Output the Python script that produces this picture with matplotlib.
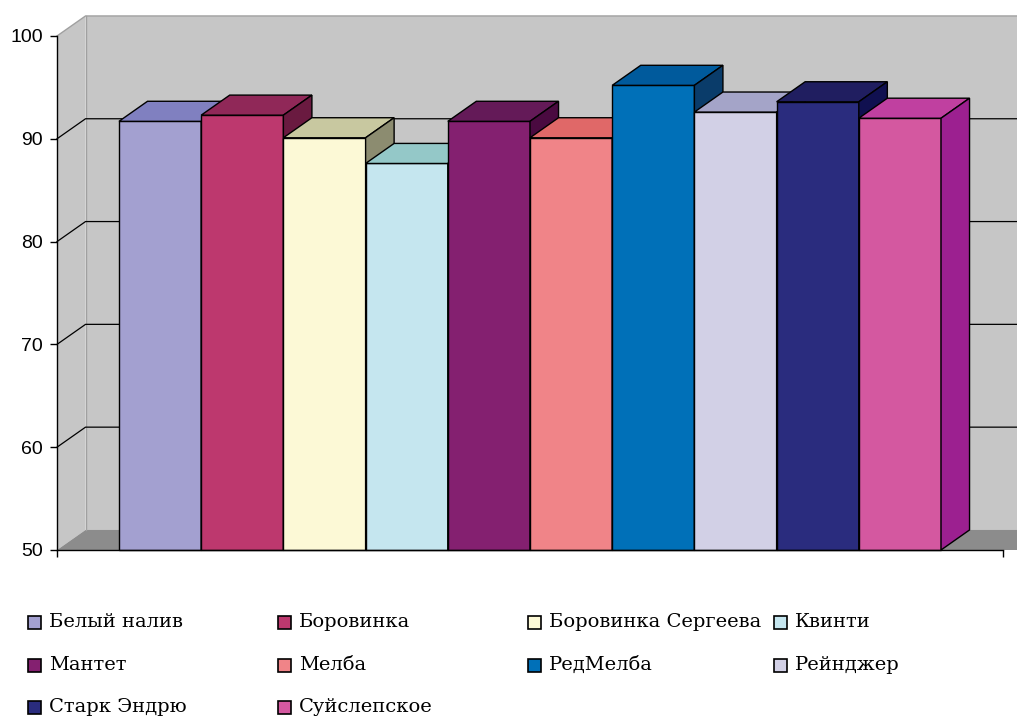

====

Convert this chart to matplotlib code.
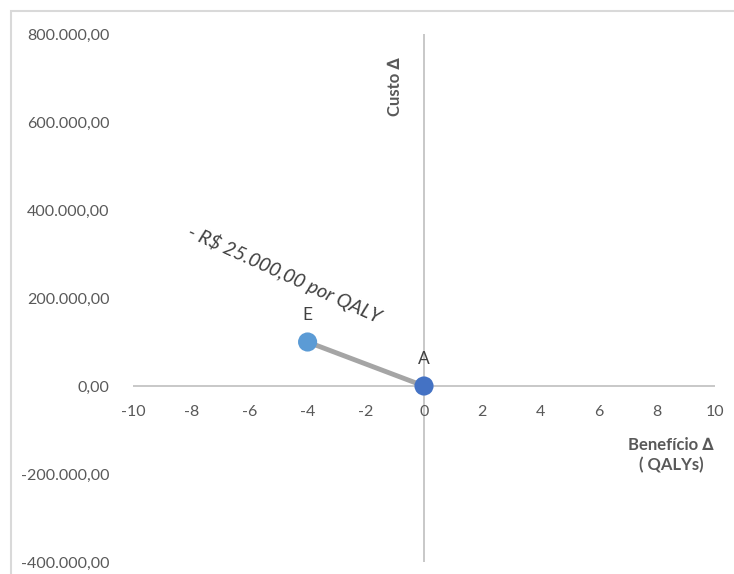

====

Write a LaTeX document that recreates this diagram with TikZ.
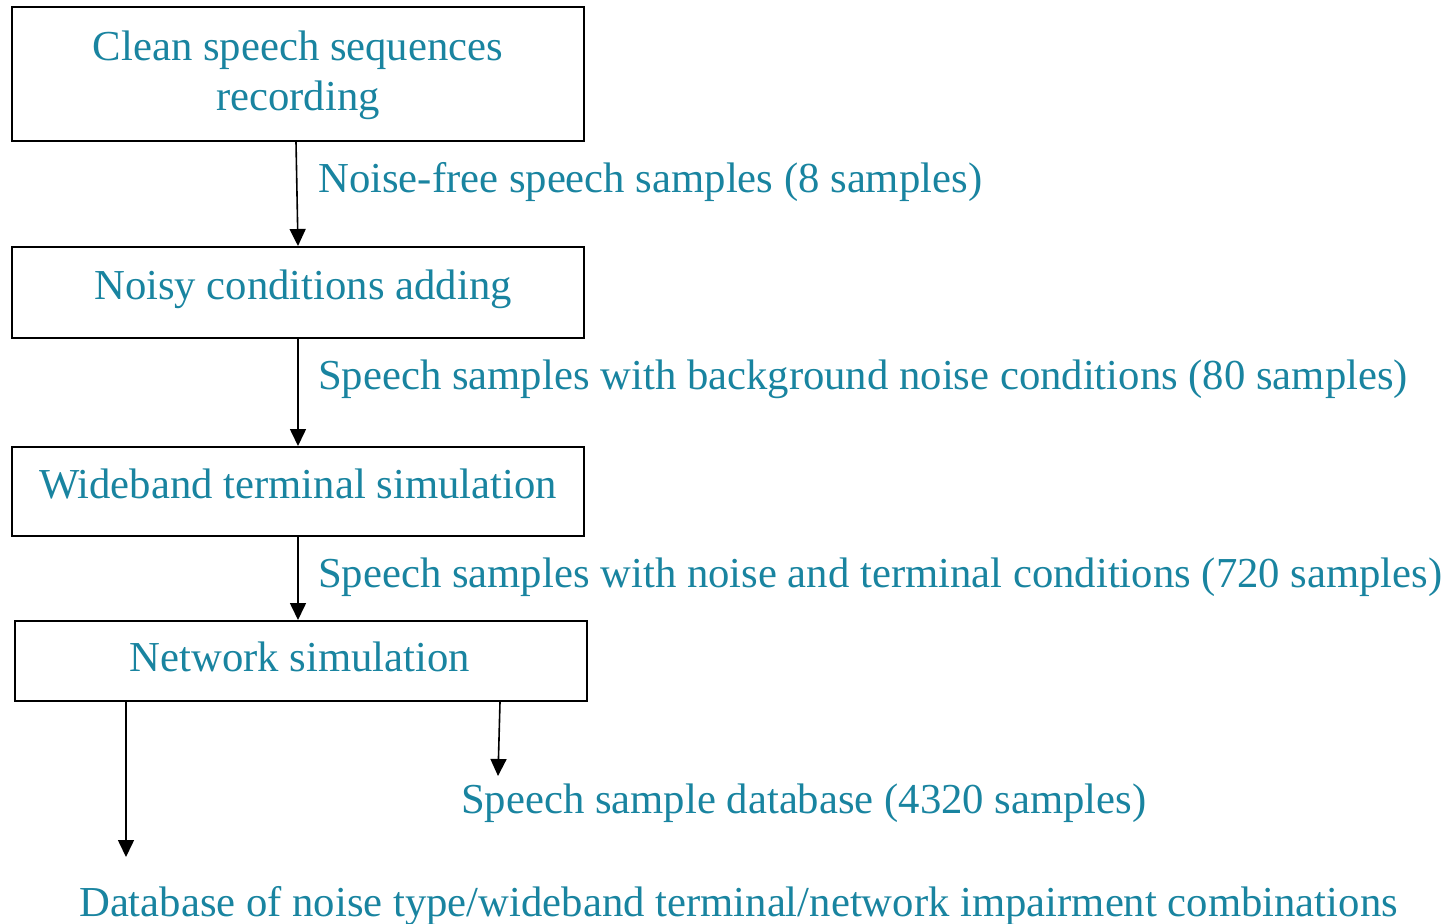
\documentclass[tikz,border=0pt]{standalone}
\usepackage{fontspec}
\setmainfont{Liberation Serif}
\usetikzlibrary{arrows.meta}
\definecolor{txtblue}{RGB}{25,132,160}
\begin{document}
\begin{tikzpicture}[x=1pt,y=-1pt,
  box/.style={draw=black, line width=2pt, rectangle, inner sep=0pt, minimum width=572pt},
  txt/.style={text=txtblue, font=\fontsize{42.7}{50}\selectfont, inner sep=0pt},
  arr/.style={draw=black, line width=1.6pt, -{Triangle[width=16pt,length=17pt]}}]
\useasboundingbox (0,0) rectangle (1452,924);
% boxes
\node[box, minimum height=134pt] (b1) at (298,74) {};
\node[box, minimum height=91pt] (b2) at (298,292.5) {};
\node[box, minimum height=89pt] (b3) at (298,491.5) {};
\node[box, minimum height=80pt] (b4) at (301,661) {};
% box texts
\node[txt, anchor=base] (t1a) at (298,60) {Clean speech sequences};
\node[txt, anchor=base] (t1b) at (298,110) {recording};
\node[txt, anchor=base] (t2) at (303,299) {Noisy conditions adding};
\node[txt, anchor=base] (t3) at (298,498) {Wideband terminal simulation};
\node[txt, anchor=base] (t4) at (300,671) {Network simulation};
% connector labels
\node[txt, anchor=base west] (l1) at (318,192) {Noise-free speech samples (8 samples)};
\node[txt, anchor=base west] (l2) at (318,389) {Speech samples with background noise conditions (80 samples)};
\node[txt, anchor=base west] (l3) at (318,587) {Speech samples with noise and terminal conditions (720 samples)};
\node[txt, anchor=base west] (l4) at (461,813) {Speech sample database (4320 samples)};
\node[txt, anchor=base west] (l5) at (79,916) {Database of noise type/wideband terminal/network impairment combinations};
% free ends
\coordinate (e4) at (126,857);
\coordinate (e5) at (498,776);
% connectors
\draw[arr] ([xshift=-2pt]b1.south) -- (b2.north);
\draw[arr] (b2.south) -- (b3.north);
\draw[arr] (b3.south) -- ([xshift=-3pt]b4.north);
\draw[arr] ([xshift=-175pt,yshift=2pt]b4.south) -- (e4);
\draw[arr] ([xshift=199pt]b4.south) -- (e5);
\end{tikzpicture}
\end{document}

====

• Objective:
List the lines of the material in which the word "matplotlib" occurs.

• Result of the task:
Output the Python script that produces this picture with matplotlib.
Convert this chart to matplotlib code.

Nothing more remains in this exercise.